### Directions for this task
Go through the data and copy every line exactly, but not the images.

------

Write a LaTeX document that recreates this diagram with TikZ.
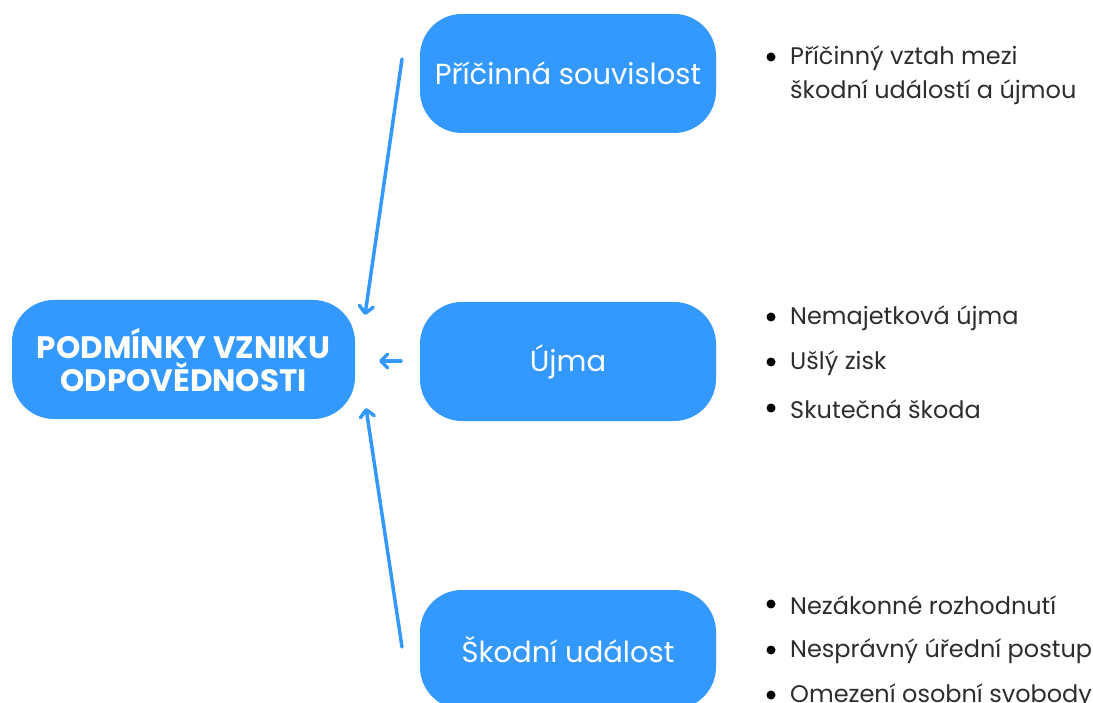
\documentclass[tikz,border=0pt]{standalone}
\usepackage{fontspec}
\setmainfont{Poppins}
\usetikzlibrary{arrows.meta}
\definecolor{boxblue}{RGB}{52,153,255}
\definecolor{itemtext}{RGB}{45,45,45}
\begin{document}
\begin{tikzpicture}[x=1pt,y=-1pt,
  pill/.style={fill=boxblue, rounded corners=42pt, minimum width=296pt, minimum height=119pt,
    text=white, font=\fontsize{29}{34}\selectfont, inner sep=0pt, align=center},
  hub/.style={pill, minimum width=343pt, font=\fontsize{31}{33}\selectfont\bfseries},
  link/.style={draw=boxblue, line width=3.5pt, line cap=round,
    -{Straight Barb[length=7pt,width=14pt,line width=3.5pt,round]}},
  item/.style={anchor=west, text=itemtext, font=\fontsize{24}{28}\selectfont, inner sep=0pt},
  dot/.style={fill=black}
]
\useasboundingbox (0,0) rectangle (1093,703);
\clip (0,0) rectangle (1093,703);

% central box
\node[hub] (hub) at (183.5,359.5) {PODMÍNKY VZNIKU\\ODPOVĚDNOSTI};

% the three conditions
\node[pill] (cause)  at (568,73.5)  {Příčinná souvislost};
\node[pill] (harm)   at (568,361.5) {Újma};
\node[pill] (event)  at (568,649.5) {Škodní událost};

% arrow end points
\coordinate (causeS) at (402,59);
\coordinate (causeE) at (365,315);
\coordinate (harmS)  at (401,361);
\coordinate (harmE)  at (379,361);
\coordinate (eventS) at (402,647);
\coordinate (eventE) at (366,408);

\draw[link] (causeS) -- (causeE);
\draw[link] (harmS) -- (harmE);
\draw[link] (eventS) -- (eventE);

% bullet lists
\node[item] (c1) at (790,58) {Příčinný vztah mezi};
\node[item] (c2) at (790,92) {škodní událostí a újmou};
\fill[dot] (771,57) circle (4.5pt);

\node[item] (h1) at (790,318) {Nemajetková újma};
\node[item] (h2) at (790,363) {Ušlý zisk};
\node[item] (h3) at (790,409) {Skutečná škoda};
\foreach \y in {317,362,408} \fill[dot] (771,\y) circle (4.5pt);

\node[item] (e1) at (790,605) {Nezákonné rozhodnutí};
\node[item] (e2) at (790,651) {Nesprávný úřední postup};
\node[item] (e3) at (790,696) {Omezení osobní svobody};
\foreach \y in {604,650,695} \fill[dot] (771,\y) circle (4.5pt);
\end{tikzpicture}
\end{document}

------

### Correct output
Write a LaTeX document that recreates this diagram with TikZ.
\documentclass[tikz,border=0pt]{standalone}
\usepackage{fontspec}
\setmainfont{Poppins}
\usetikzlibrary{arrows.meta}
\definecolor{boxblue}{RGB}{52,153,255}
\definecolor{itemtext}{RGB}{45,45,45}
\begin{document}
\begin{tikzpicture}[x=1pt,y=-1pt,
  pill/.style={fill=boxblue, rounded corners=42pt, minimum width=296pt, minimum height=119pt,
    text=white, font=\fontsize{29}{34}\selectfont, inner sep=0pt, align=center},
  hub/.style={pill, minimum width=343pt, font=\fontsize{31}{33}\selectfont\bfseries},
  link/.style={draw=boxblue, line width=3.5pt, line cap=round,
    -{Straight Barb[length=7pt,width=14pt,line width=3.5pt,round]}},
  item/.style={anchor=west, text=itemtext, font=\fontsize{24}{28}\selectfont, inner sep=0pt},
  dot/.style={fill=black}
]
\useasboundingbox (0,0) rectangle (1093,703);
\clip (0,0) rectangle (1093,703);

% central box
\node[hub] (hub) at (183.5,359.5) {PODMÍNKY VZNIKU\\ODPOVĚDNOSTI};

% the three conditions
\node[pill] (cause)  at (568,73.5)  {Příčinná souvislost};
\node[pill] (harm)   at (568,361.5) {Újma};
\node[pill] (event)  at (568,649.5) {Škodní událost};

% arrow end points
\coordinate (causeS) at (402,59);
\coordinate (causeE) at (365,315);
\coordinate (harmS)  at (401,361);
\coordinate (harmE)  at (379,361);
\coordinate (eventS) at (402,647);
\coordinate (eventE) at (366,408);

\draw[link] (causeS) -- (causeE);
\draw[link] (harmS) -- (harmE);
\draw[link] (eventS) -- (eventE);

% bullet lists
\node[item] (c1) at (790,58) {Příčinný vztah mezi};
\node[item] (c2) at (790,92) {škodní událostí a újmou};
\fill[dot] (771,57) circle (4.5pt);

\node[item] (h1) at (790,318) {Nemajetková újma};
\node[item] (h2) at (790,363) {Ušlý zisk};
\node[item] (h3) at (790,409) {Skutečná škoda};
\foreach \y in {317,362,408} \fill[dot] (771,\y) circle (4.5pt);

\node[item] (e1) at (790,605) {Nezákonné rozhodnutí};
\node[item] (e2) at (790,651) {Nesprávný úřední postup};
\node[item] (e3) at (790,696) {Omezení osobní svobody};
\foreach \y in {604,650,695} \fill[dot] (771,\y) circle (4.5pt);
\end{tikzpicture}
\end{document}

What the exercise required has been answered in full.